AANSPREKEN: Je maakt vriendelijk en serieus contact. Je geeft bij de ander(en) aan wat je ziet en geeft aan dat je dit gevaarlijk vindt. Dit licht je toe. 

  • Vertrouw op je gezonde verstand, al weet je niet alles van het betreffende werk. Veiligheid draait om concrete gevaren, zoals het beklemd raken van iets of iemand.
  • Geef de ander kort de tijd zijn werk veilig te stoppen, behalve als er direct groot gevaar dreigt. Negen op de tien keer staat de ander hiervoor open en ontstaat een prettig en nuttig gesprek.
  • Zelden reageert de ander agressief. Is er geen goed gesprek mogelijk of voel jij je bedreigt? Stop dan direct het gesprek en zoek contact met de leidinggevende.

BESPREKEN: Je krijgt een reactie van de ander. Je vraagt door totdat de ander zelf het gevaar onderkent en bereid is het werk veiliger uit te voeren. Hierna bespreek je welke maatregelen mogelijk zijn voor een veilige hervatting van het werk.

  • Om de ander bewust te maken van het gevaar en de noodzaak het werk veiliger uit te voeren, werkt vragen stellen en doorvragen het beste in plaats van zeggen wat de ander moet doen. Zo vergroot je de kans dat de ander het werk ook veilig uitvoert als je niet meer in de buurt bent.

AFSPREKEN: Je krijgt een antwoord van de ander waaruit direct actie wordt genomen en bedankt hem/haar voor de tijd en inzet.
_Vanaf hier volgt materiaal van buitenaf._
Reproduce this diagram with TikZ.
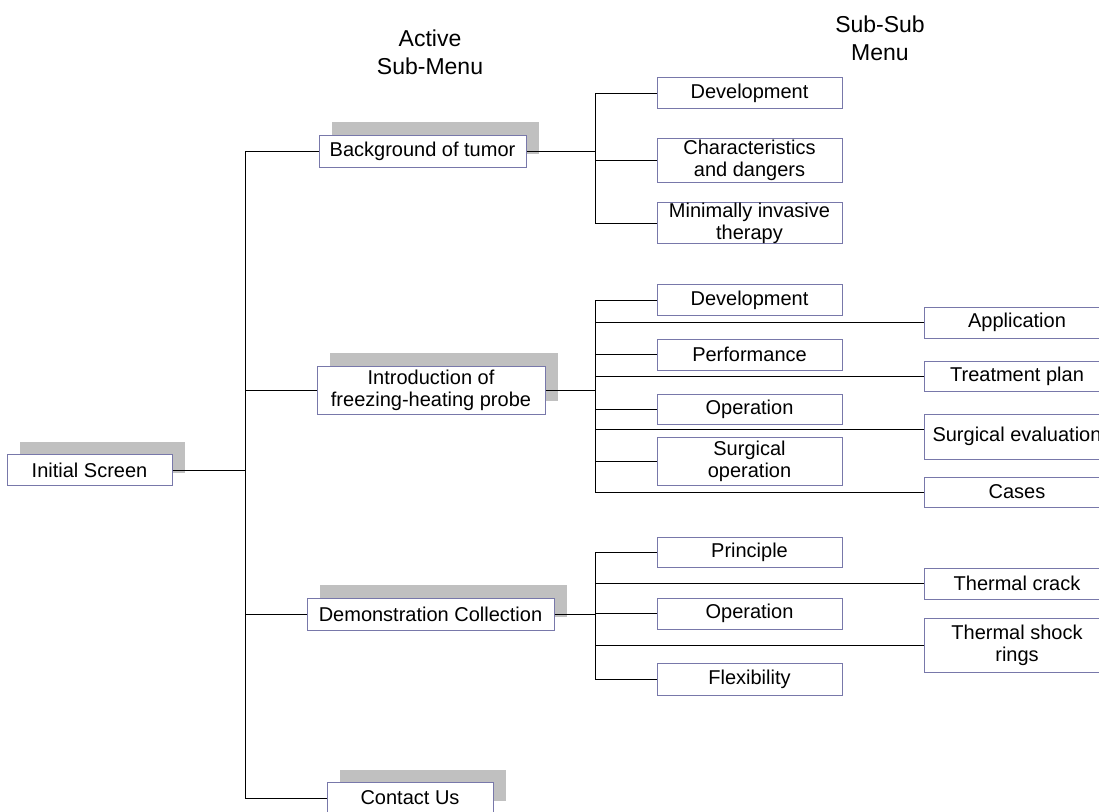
\documentclass[tikz,border=0pt]{standalone}
\usepackage{fontspec}
\setmainfont{Liberation Sans}
\usetikzlibrary{shadows}
\definecolor{boxline}{RGB}{120,120,170}
\definecolor{shadowgray}{RGB}{192,192,192}

\begin{document}
\begin{tikzpicture}[x=1pt,y=-1pt,
  menu/.style={draw=boxline,line width=1pt,fill=white,inner sep=0pt,align=center,
    font=\fontsize{20}{22}\selectfont},
  shadowed/.style={menu,drop shadow={shadow xshift=13pt,shadow yshift=13pt,fill=shadowgray,opacity=1}},
  leftsub/.style={menu,minimum width=185pt},
  rightsub/.style={menu,minimum width=186pt},
  link/.style={line width=1pt},
  header/.style={align=center,font=\fontsize{23}{28}\selectfont}]
\useasboundingbox (0,0) rectangle (1099,811);
\clip (0,0) rectangle (1099,811);

% headers
\node[header] (hdact) at (430,52) {Active\\Sub-Menu};
\node[header] (hdsub) at (880,38) {Sub-Sub\\Menu};

% main menu
\node[shadowed,minimum width=165pt,minimum height=31pt] (init) at (89.5,470) {Initial Screen};
\node[shadowed,minimum width=207pt,minimum height=32pt] (bg) at (422.5,151) {Background of tumor};
\node[shadowed,minimum width=228pt,minimum height=48pt] (intro) at (431,390) {Introduction of\\freezing-heating probe};
\node[shadowed,minimum width=247pt,minimum height=32pt] (demo) at (430.5,614) {Demonstration Collection};
\node[shadowed,minimum width=166pt,minimum height=31pt] (contact) at (410,798) {Contact Us};

% sub-sub menu, background
\node[leftsub,minimum height=31pt] (dev1) at (749.5,93) {Development};
\node[leftsub,minimum height=44pt] (char) at (749.5,160) {Characteristics\\and dangers};
\node[leftsub,minimum height=40pt] (mini) at (749.5,223) {Minimally invasive\\therapy};

% sub-sub menu, probe
\node[leftsub,minimum height=31pt] (dev2) at (749.5,300) {Development};
\node[leftsub,minimum height=31pt] (perf) at (749.5,354.5) {Performance};
\node[leftsub,minimum height=30pt] (op1) at (749.5,409) {Operation};
\node[leftsub,minimum height=48pt] (surgop) at (749.5,461) {Surgical\\operation};
\node[rightsub,minimum height=31pt] (app) at (1017,322.5) {Application};
\node[rightsub,minimum height=30pt] (treat) at (1017,376) {Treatment plan};
\node[rightsub,minimum height=45pt] (seval) at (1017,436.5) {Surgical evaluation};
\node[rightsub,minimum height=30pt] (cases) at (1017,492) {Cases};

% sub-sub menu, demonstration
\node[leftsub,minimum height=30pt] (princ) at (749.5,552) {Principle};
\node[leftsub,minimum height=31pt] (op2) at (749.5,613.5) {Operation};
\node[leftsub,minimum height=32pt] (flex) at (749.5,679) {Flexibility};
\node[rightsub,minimum height=31pt] (crack) at (1017,583.5) {Thermal crack};
\node[rightsub,minimum height=54pt] (shock) at (1017,645) {Thermal shock\\rings};

% main trunk
\coordinate (trunk) at (245,0);
\draw[link] (init.east) -- (init.east -| trunk);
\draw[link] (bg.west) -| (trunk |- contact.west) -- (contact.west);
\draw[link] (intro.west) -- (intro.west -| trunk);
\draw[link] (demo.west) -- (demo.west -| trunk);

% sub trunks
\coordinate (sub) at (595,0);
\draw[link] (bg.east) -- (bg.east -| sub);
\draw[link] (dev1.west) -| (sub |- mini.west) -- (mini.west);
\draw[link] (char.west) -- (char.west -| sub);

\draw[link] (intro.east) -- (intro.east -| sub);
\draw[link] (dev2.west) -| (sub |- cases.west) -- (cases.west);
\foreach \n in {app,perf,treat,op1,surgop}
  \draw[link] (\n.west) -- (\n.west -| sub);
\coordinate (sevin) at ([yshift=7.5pt]seval.west);
\draw[link] (sevin) -- (sevin -| sub);

\draw[link] (demo.east) -- (demo.east -| sub);
\draw[link] (princ.west) -| (sub |- flex.west) -- (flex.west);
\foreach \n in {crack,op2,shock}
  \draw[link] (\n.west) -- (\n.west -| sub);
\end{tikzpicture}
\end{document}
  • Meerdere afspraken om per direct veiliger te werken zijn tijdelijk van aard zolang technische of organisatorische maatregelen nog niet genomen zijn. Waardeer de extra moeite en discipline die naleving van de afspraak vraagt om het werk veilig te kunnen uitvoeren.
  • Ideeën zijn welkom om de veiligheid te verhogen met betrekking tot technische of organisatorische maatregelen. Zorg voor een follow-up door er een melding van te maken en/of het idee door te geven aan wie beslist over de voorgestelde maatregel. Vraag ook om een terugkoppeling, zodat je zeker weet dat er iets mee gedaan wordt.